**** Data section ****
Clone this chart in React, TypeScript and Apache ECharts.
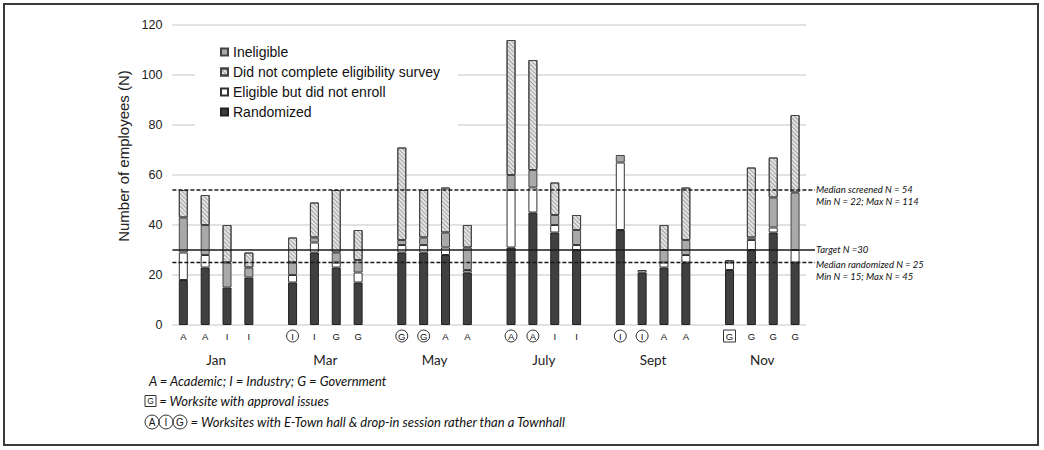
import React, { useEffect, useRef } from 'react';
import * as echarts from 'echarts';

// ---------- data ----------
const months = ['Jan', 'Mar', 'May', 'July', 'Sept', 'Nov'];
const siteTypes = ['A', 'A', 'I', 'I', 'I', 'I', 'G', 'G', 'G', 'G', 'A', 'A', 'A', 'A', 'I', 'I', 'I', 'I', 'A', 'A', 'G', 'G', 'G', 'G'];
// '' plain, 'circle' = E-Town hall & drop-in, 'box' = approval issues
const siteMarks = ['', '', '', '', 'circle', '', '', '', 'circle', 'circle', '', '', 'circle', 'circle', '', '', 'circle', 'circle', '', '', 'box', '', '', ''];

const randomized = [18, 23, 15, 19, 17, 29, 23, 17, 29, 29, 28, 21, 31, 45, 37, 30, 38, 21, 23, 25, 22, 30, 37, 25];
const eligibleNotEnrolled = [11, 5, 0, 0, 3, 4, 2, 4, 3, 3, 3, 1, 23, 10, 3, 2, 27, 1, 2, 3, 3, 4, 2, 5];
const ineligible = [14, 12, 10, 4, 5, 2, 4, 5, 2, 3, 6, 9, 6, 7, 4, 6, 3, 0, 5, 6, 1, 1, 12, 23];
const noSurvey = [11, 12, 15, 6, 10, 14, 25, 12, 37, 19, 18, 9, 54, 44, 13, 6, 0, 0, 10, 21, 0, 28, 16, 31];

const yMin = 0;
const yMax = 120;
const yStep = 20;

const medianScreened = 54;
const targetN = 30;
const medianRandomized = 25;
const screenedNote = ['Median screened N = 54', 'Min N = 22; Max N = 114'];
const targetNote = ['Target N =30'];
const randomizedNote = ['Median randomized N = 25', 'Min N = 15; Max N = 45'];

const footnoteTypes = 'A = Academic; I = Industry; G = Government';
const footnoteApproval = ' = Worksite with approval issues';
const footnoteTownhall = ' = Worksites with E-Town hall & drop-in session rather than a Townhall';

const legendOrder = ['Ineligible', 'Did not complete eligibility survey', 'Eligible but did not enroll', 'Randomized'];

// ---------- helpers ----------
const GROUP = 4;
const slotCount = months.length * (GROUP + 1) - 1;
const slotOf = (i: number) => Math.floor(i / GROUP) * (GROUP + 1) + (i % GROUP);

function toSlots(values: number[]) {
  const arr: (number | null)[] = new Array(slotCount).fill(null);
  values.forEach((v, i) => {
    arr[slotOf(i)] = v === 0 ? null : v;
  });
  return arr;
}

const categories: string[] = new Array(slotCount).fill('');
const categoryMarks: string[] = new Array(slotCount).fill('');
siteTypes.forEach((s, i) => {
  categories[slotOf(i)] = s;
  categoryMarks[slotOf(i)] = siteMarks[i];
});

const monthSlots: string[] = new Array(slotCount + 1).fill('');
months.forEach((m, g) => {
  monthSlots[g * (GROUP + 1) + 2] = m;
});

const ARIAL = "'Liberation Sans', Arial, sans-serif";
const LATO = "Lato, 'Open Sans', sans-serif";

const letterBase = {
  fontFamily: ARIAL,
  fontSize: 9.5,
  color: '#111',
  width: 12,
  height: 12,
  lineHeight: 12,
  align: 'center' as const,
};

function buildOption(): any {
  return {
    animation: false,
    backgroundColor: '#ffffff',
    grid: { left: 172.4, right: 238, top: 25, bottom: 125 },
    legend: {
      data: legendOrder,
      orient: 'vertical',
      left: 195,
      top: 35,
      padding: [10, 18, 8, 25],
      backgroundColor: '#ffffff',
      itemWidth: 7,
      itemHeight: 7,
      itemGap: 6,
      icon: 'rect',
      selectedMode: false,
      textStyle: { fontFamily: ARIAL, fontSize: 14, color: '#111' },
    },
    xAxis: [
      {
        type: 'category',
        data: categories,
        boundaryGap: true,
        axisLine: { show: false },
        axisTick: { show: false },
        splitLine: { show: false },
        axisLabel: {
          interval: 0,
          margin: 5,
          formatter: (v: string, idx: number) => {
            if (!v) return '';
            const m = categoryMarks[idx];
            if (m === 'circle') return `{c|${v}}`;
            if (m === 'box') return `{b|${v}}`;
            return `{p|${v}}`;
          },
          rich: {
            p: { ...letterBase },
            c: { ...letterBase, borderColor: '#333', borderWidth: 1, borderRadius: 6 },
            b: { ...letterBase, borderColor: '#333', borderWidth: 1, borderRadius: 0 },
          },
        },
      },
      {
        type: 'category',
        data: monthSlots,
        boundaryGap: false,
        position: 'bottom',
        axisLine: { show: false },
        axisTick: { show: false },
        splitLine: { show: false },
        axisLabel: {
          interval: 0,
          margin: 28,
          fontFamily: LATO,
          fontSize: 13.5,
          color: '#222',
        },
      },
    ],
    yAxis: {
      type: 'value',
      min: yMin,
      max: yMax,
      interval: yStep,
      axisLine: { show: false },
      axisTick: { show: false },
      axisLabel: { fontFamily: ARIAL, fontSize: 12.5, color: '#222', margin: 10 },
      splitLine: { lineStyle: { color: '#d9d9d9', width: 1.5 } },
      name: 'Number of employees (N)',
      nameLocation: 'middle',
      nameGap: 37,
      nameTextStyle: { fontFamily: ARIAL, fontSize: 15, color: '#222', padding: [0, 0, 0, 38] },
    },
    series: [
      {
        name: 'Randomized',
        type: 'bar',
        stack: 'n',
        barWidth: 9,
        data: toSlots(randomized),
        itemStyle: { color: '#404040', borderColor: '#222', borderWidth: 1 },
      },
      {
        name: 'Eligible but did not enroll',
        type: 'bar',
        stack: 'n',
        barWidth: 9,
        data: toSlots(eligibleNotEnrolled),
        itemStyle: { color: '#ffffff', borderColor: '#333', borderWidth: 1 },
      },
      {
        name: 'Ineligible',
        type: 'bar',
        stack: 'n',
        barWidth: 9,
        data: toSlots(ineligible),
        itemStyle: { color: '#a9a9a9', borderColor: '#444', borderWidth: 1 },
      },
      {
        name: 'Did not complete eligibility survey',
        type: 'bar',
        stack: 'n',
        barWidth: 9,
        data: toSlots(noSurvey),
        itemStyle: {
          color: '#e4e4e4',
          borderColor: '#444',
          borderWidth: 1,
          decal: {
            symbol: 'rect',
            symbolSize: 1,
            color: 'rgba(110,110,110,0.55)',
            dashArrayX: [1, 0],
            dashArrayY: [1, 2],
            rotation: Math.PI / 4,
          },
        },
      },
    ],
  };
}

export default function App() {
  const ref = useRef<HTMLDivElement>(null);

  useEffect(() => {
    document.body.style.margin = '0';
    const el = ref.current;
    if (!el) return;
    const chart = echarts.init(el, null, { renderer: 'svg' });
    chart.setOption(buildOption());

    const px = (i: number) => chart.convertToPixel({ xAxisIndex: 0 }, i) as number;
    const py = (v: number) => chart.convertToPixel({ yAxisIndex: 0 }, v) as number;
    const slotW = px(1) - px(0);
    const left = px(0) - slotW / 2;
    const right = px(slotCount - 1) + slotW / 2;
    const lineEnd = right + 9;
    const noteX = lineEnd + 1;

    const refLine = (v: number, dashed: boolean) => ({
      type: 'line',
      z: 10,
      shape: { x1: left, y1: py(v), x2: lineEnd, y2: py(v) },
      style: { stroke: '#1a1a1a', lineWidth: 1.5, lineDash: dashed ? [4, 2] : null },
    });

    const note = (text: string, y: number) => ({
      type: 'text',
      z: 10,
      x: noteX,
      y,
      style: {
        text,
        fontFamily: LATO,
        fontStyle: 'italic',
        fontSize: 9.5,
        fill: '#111',
        align: 'left',
        verticalAlign: 'middle',
      },
    });

    const ys = py(medianScreened);
    const yt = py(targetN);
    const yr = py(medianRandomized);

    const footStyle = {
      fontFamily: LATO,
      fontStyle: 'italic',
      fontSize: 13,
      fill: '#111',
      align: 'left',
      verticalAlign: 'middle',
    };
    const markRich = {
      c: { fontFamily: ARIAL, fontStyle: 'normal', fontSize: 10, fill: '#111', width: 14, height: 14, lineHeight: 14, align: 'center', borderColor: '#333', borderWidth: 1, borderRadius: 7 },
      b: { fontFamily: ARIAL, fontStyle: 'normal', fontSize: 8.5, fill: '#111', width: 11, height: 11, lineHeight: 11, align: 'center', borderColor: '#333', borderWidth: 1, borderRadius: 0 },
    };

    chart.setOption({
      graphic: [
        {
          type: 'rect',
          z: 20,
          shape: { x: 4, y: 4, width: 1034, height: 441 },
          style: { fill: 'none', stroke: '#3a3a3a', lineWidth: 2 },
        },
        refLine(medianScreened, true),
        refLine(targetN, false),
        refLine(medianRandomized, true),
        note(screenedNote[0], ys - 1),
        note(screenedNote[1], ys + 11.5),
        note(targetNote[0], yt - 0.5),
        note(randomizedNote[0], yr + 1.5),
        note(randomizedNote[1], yr + 14),
        {
          type: 'text',
          z: 10,
          x: 149,
          y: 381,
          style: { ...footStyle, text: footnoteTypes },
        },
        {
          type: 'text',
          z: 10,
          x: 145,
          y: 401,
          style: { ...footStyle, text: `{b|G}${footnoteApproval}`, rich: markRich },
        },
        {
          type: 'text',
          z: 10,
          x: 145,
          y: 422,
          style: { ...footStyle, text: `{c|A}{c|I}{c|G}${footnoteTownhall}`, rich: markRich },
        },
      ],
    });

    return () => chart.dispose();
  }, []);

  return <div ref={ref} style={{ width: 1044, height: 450 }} />;
}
****
_Aim of the exercise_. Only lines belong in the copy: transcribe those from the start of the data through the line that contains "const legendOrder = ['Ineligible', 'Did", and skip the pictures.

_Result of the exercise_.
Clone this chart in React, TypeScript and Apache ECharts.
import React, { useEffect, useRef } from 'react';
import * as echarts from 'echarts';

// ---------- data ----------
const months = ['Jan', 'Mar', 'May', 'July', 'Sept', 'Nov'];
const siteTypes = ['A', 'A', 'I', 'I', 'I', 'I', 'G', 'G', 'G', 'G', 'A', 'A', 'A', 'A', 'I', 'I', 'I', 'I', 'A', 'A', 'G', 'G', 'G', 'G'];
// '' plain, 'circle' = E-Town hall & drop-in, 'box' = approval issues
const siteMarks = ['', '', '', '', 'circle', '', '', '', 'circle', 'circle', '', '', 'circle', 'circle', '', '', 'circle', 'circle', '', '', 'box', '', '', ''];

const randomized = [18, 23, 15, 19, 17, 29, 23, 17, 29, 29, 28, 21, 31, 45, 37, 30, 38, 21, 23, 25, 22, 30, 37, 25];
const eligibleNotEnrolled = [11, 5, 0, 0, 3, 4, 2, 4, 3, 3, 3, 1, 23, 10, 3, 2, 27, 1, 2, 3, 3, 4, 2, 5];
const ineligible = [14, 12, 10, 4, 5, 2, 4, 5, 2, 3, 6, 9, 6, 7, 4, 6, 3, 0, 5, 6, 1, 1, 12, 23];
const noSurvey = [11, 12, 15, 6, 10, 14, 25, 12, 37, 19, 18, 9, 54, 44, 13, 6, 0, 0, 10, 21, 0, 28, 16, 31];

const yMin = 0;
const yMax = 120;
const yStep = 20;

const medianScreened = 54;
const targetN = 30;
const medianRandomized = 25;
const screenedNote = ['Median screened N = 54', 'Min N = 22; Max N = 114'];
const targetNote = ['Target N =30'];
const randomizedNote = ['Median randomized N = 25', 'Min N = 15; Max N = 45'];

const footnoteTypes = 'A = Academic; I = Industry; G = Government';
const footnoteApproval = ' = Worksite with approval issues';
const footnoteTownhall = ' = Worksites with E-Town hall & drop-in session rather than a Townhall';

const legendOrder = ['Ineligible', 'Did not complete eligibility survey', 'Eligible but did not enroll', 'Randomized'];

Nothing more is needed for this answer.